The author as a tourist in Cuba, 2017. Photo: Private

Young people mark time until they can collect enough money to leave for other countries, as noted by American journalist Julia Cooke in her 2014 book The Other Side of Paradise. Life in the New Cuba. And as confirmed by a young Cuban, by no means a dissident, who lets me know that half his friends have left the country.

There are cheerful and friendly people everywhere, but also beggars at major tourist locations.

Freedom of speech is practised mainly from abroad, as illustrated by the homosexual author Renaldo Arenas in his memoirs Before the Night Falls; he won national literary prizes but couldn’t get published in his own country.

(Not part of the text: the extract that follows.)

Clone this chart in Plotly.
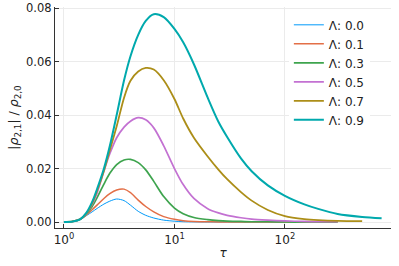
import plotly.graph_objects as go

tau = [1.0, 1.2, 1.4, 1.6, 1.8, 2.0, 2.3, 2.6, 3.0, 3.5, 4.0, 4.7, 5.5, 6.5, 8.0, 10, 12, 15, 20,
       25, 30, 40, 50, 70, 100, 150, 200, 300, 500, 750]

lam_00 = [0, 0.0002, 0.0010, 0.0024, 0.0038, 0.0051, 0.0067, 0.0078, 0.0086, 0.0080, 0.0063, 0.0040,
          0.0025, 0.0015, 0.0007, 0.0003, 0.0001, 0.00005, 0, 0, 0, 0, 0, 0, 0]
lam_01 = [0, 0.0002, 0.0010, 0.0027, 0.0046, 0.0064, 0.0088, 0.0106, 0.0120, 0.0123, 0.0110, 0.0082,
          0.0058, 0.0038, 0.0020, 0.0010, 0.0005, 0.0002, 0.0001, 0, 0, 0, 0, 0, 0, 0, 0, 0]
lam_03 = [0, 0.0002, 0.0010, 0.0030, 0.0058, 0.0092, 0.0142, 0.0182, 0.0215, 0.0232, 0.0234, 0.0222,
          0.0195, 0.0152, 0.0095, 0.0052, 0.0031, 0.0017, 0.0009, 0.0005, 0.0003, 0.0002, 0.0001,
          0.0001, 0, 0, 0, 0]
lam_05 = [0, 0.0002, 0.0010, 0.0032, 0.0066, 0.0110, 0.0190, 0.0255, 0.0315, 0.0355, 0.0377, 0.0390,
          0.0382, 0.0352, 0.0285, 0.0200, 0.0140, 0.0088, 0.0050, 0.0034, 0.0025, 0.0016, 0.0011,
          0.0007, 0.0004, 0.0002, 0.0001, 0.0001]
lam_07 = [0, 0.0002, 0.0010, 0.0033, 0.0070, 0.0118, 0.0192, 0.0268, 0.0358, 0.0465, 0.0528, 0.0563,
          0.0576, 0.0570, 0.0530, 0.0460, 0.0387, 0.0315, 0.0245, 0.0196, 0.0160, 0.0112, 0.0080,
          0.0045, 0.0022, 0.0011, 0.0007, 0.0004, 0.0003]
lam_09 = [0, 0.0002, 0.0010, 0.0035, 0.0075, 0.0125, 0.0200, 0.0284, 0.0400, 0.0530, 0.0620, 0.0700,
          0.0752, 0.0777, 0.0766, 0.0722, 0.0672, 0.0590, 0.0465, 0.0375, 0.0318, 0.0238, 0.0190,
          0.0137, 0.0098, 0.0066, 0.0049, 0.0030, 0.0019, 0.0014]

series = [("Λ: 0.0", lam_00), ("Λ: 0.1", lam_01), ("Λ: 0.3", lam_03),
          ("Λ: 0.5", lam_05), ("Λ: 0.7", lam_07), ("Λ: 0.9", lam_09)]
colors = ["#009AFA", "#E36F47", "#3EA44E", "#C371D2", "#AC8E18", "#00A9AD"]
widths = [1.0, 1.5, 1.7, 1.7, 1.8, 2.0]

x_ticks = [1, 10, 100]
x_ticktext = ["10<sup>0</sup>", "10<sup>1</sup>", "10<sup>2</sup>"]
y_ticks = [0.0, 0.02, 0.04, 0.06, 0.08]

fig = go.Figure()
for (name, vals), c, w in zip(series, colors, widths):
    fig.add_trace(go.Scatter(x=tau[:len(vals)], y=vals, mode="lines", name=name,
                             line=dict(color=c, width=w, shape="spline", smoothing=0.8)))

txt = "#222222"
fig.update_layout(
    width=399, height=266,
    margin=dict(l=55, r=8, t=7, b=38),
    paper_bgcolor="white", plot_bgcolor="white",
    font=dict(family="DejaVu Sans", size=11.5, color=txt),
    showlegend=True,
    legend=dict(x=0.696, y=0.985, xanchor="left", yanchor="top", bgcolor="white",
                borderwidth=0, font=dict(family="DejaVu Sans", size=12, color=txt),
                tracegroupgap=0),
    xaxis=dict(type="log", range=[-0.081, 2.96], tickvals=x_ticks, ticktext=x_ticktext,
               tickfont=dict(size=12), automargin=False,
               showgrid=True, gridcolor="#EBEBEB", gridwidth=1,
               showline=True, linecolor="#333333", linewidth=1.3,
               ticks="inside", ticklen=4, tickcolor="#333333", zeroline=False,
               title=dict(text="<i>τ</i>", standoff=3, font=dict(size=12))),
    yaxis=dict(range=[-0.00224, 0.0804], tickvals=y_ticks, tickformat=".2f",
               automargin=False,
               showgrid=True, gridcolor="#EBEBEB", gridwidth=1,
               showline=True, linecolor="#333333", linewidth=1.3,
               ticks="inside", ticklen=4, tickcolor="#333333", zeroline=False,
               title=dict(text="|<i>ρ</i><sub>2,1</sub>| / <i>ρ</i><sub>2,0</sub>", standoff=4,
                          font=dict(size=12.5))),
)

fig.write_html("out.html", config={"displayModeBar": False},
               post_script="document.body.style.margin='0px';")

A very limited freedom of speech is exercised from the inside by people like Yoani Sánchez in her blog Generation Y and in her book Havana Real, by a few independent newspapers sponsored by Instituto Cubano por la Libertad de Expresión y Prensa and supported by, inter alia, Norwegian Fritt Ord Foundation, and by groups such as the Damas de Blanco – Ladies in White – with their weekly public march in Havana.

Cuba provides plenty of echoes of the last years of the Soviet period with revolutionary slogans mouthed with declining conviction. Yoani Sánchez tells a revealing story of her initiation into the Pioneers when, imbued with the enthusiasm of the early years on the revolution, she cheerfully donned the blue neckerchief and joined in the collective wish to be like Che. Thirty years later, her son faces the same ceremony. He keeps his mouth shut and the teacher asks him why he does not join in the chorus. ‘Che is dead. I don’t want to be like him.’ His mother is gripped by fear that he will get labeled C for counterrevolutionary. Instead, the teacher laughs, ‘Oh, why don’t you just say the slogan, why make problems for yourself?’ From revolutionary fervor to opportunistic adaptation in one generation.

Nobel economics laureate Herbert Simon in his memoirs Models of My Life belittles the value of visiting foreign countries. Indeed, a ‘travel theorem’ is now credited to his name:

‘Anything that can be learned by a normal American adult on a trip to a foreign country (of less than one year’s duration) can be learned more quickly, cheaply, and easily by visiting the San Diego Public Library.’.

For a seasoned traveler, professionally as well as for pleasure, this is hard to take. Is seeing, hearing, and smelling Cuba for myself of no value?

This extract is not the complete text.